Now, here is the most important point: You stated that $D_{A}$ can be
calculated via the formula
$$D_{A}\cdot=\mathrm{d}\cdot+\rho(A)\wedge\cdot.$$ That is in general not
true! In fact, it is only true for forms living in the subset
$$\Omega^{k}_{\mathrm{hor}}(P,V)^{\rho}\subset\Omega^{k}(P,V)$$
This set consists of all forms $\omega\in\Omega^{k}(P,V)$ satisfying the following two extra properties:
- "$\omega$" is horizontal": $\omega_{p}(v_{1},\dots,v_{k})=0$ whenever at least one of the tangent vectors $v_{i}$ is vertical (i.e. not contained in $H_{p}$).
- "$\omega$ is of type $\rho$": $(r_{g}^{\ast}\omega)_{p}=\rho(g^{-1})\circ\omega_{p}$ for all $g\in G$, where $r_{g}:P\to G,p\mapsto p\cdot g$ (the action $\cdot:P\times G\to P$ denotes the right-group action contained in the definition of a principal bundle)
In other words, your "definition" of the covariant derivative is actually only valid for this subset. Now, a connection $1$-form is in general not an element of $\Omega^{1}_{\mathrm{hor}}(P,\mathfrak{g})^{\mathrm{Ad}}$! (*)
To sum up, you cannot use your formula for a connection $1$-form. However, you can actually easily show that
$$D_{A}A\stackrel{!}{=}F^{A}=\mathrm{d}A+\frac{1}{2}[A\wedge A],$$
which then also leads to the correct coordinate expression as explained above.

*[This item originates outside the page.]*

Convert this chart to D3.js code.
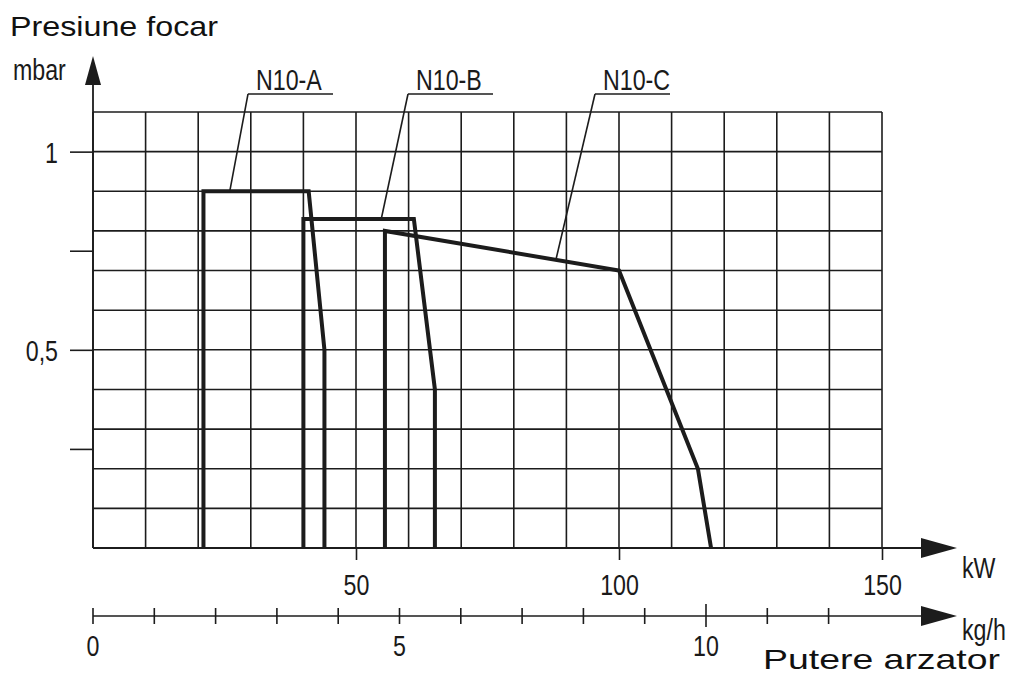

* However, the curvature is an element of $\Omega^{2}_{\mathrm{hor}}(P,\mathfrak{g})^{\mathrm{Ad}}$ and also the difference of two connection $1$-forms is an element of $\Omega^{1}_{\mathrm{hor}}(P,\mathfrak{g})^{\mathrm{Ad}}$. The latter statement implies that the set of connection $1$-forms $\mathcal{C}(P)$ of a principal bundle is an infinite-dimensional affine space with vector space $\Omega^{1}_{\mathrm{hor}}(P,\mathfrak{g})^{\mathrm{Ad}}$.
Best Answer
OP is considering Yang-Mills theory over a curved base space $(M,g)$. If the base space connection is the Levi-Civita connection $\nabla^{LC}=\partial+\Gamma$, then it doesn't matter whether one uses the gauge-covariant derivative $D=\partial+A$ or the full covariant derivative $\nabla=D+\Gamma$ since the Christoffel symbols $\Gamma$ drops out of the Yang-Mills theory and OP's eqs. (3), (4) and (5). This is mainly due to the torsionfreeness of the Levi-Civita connection $\nabla^{LC}$.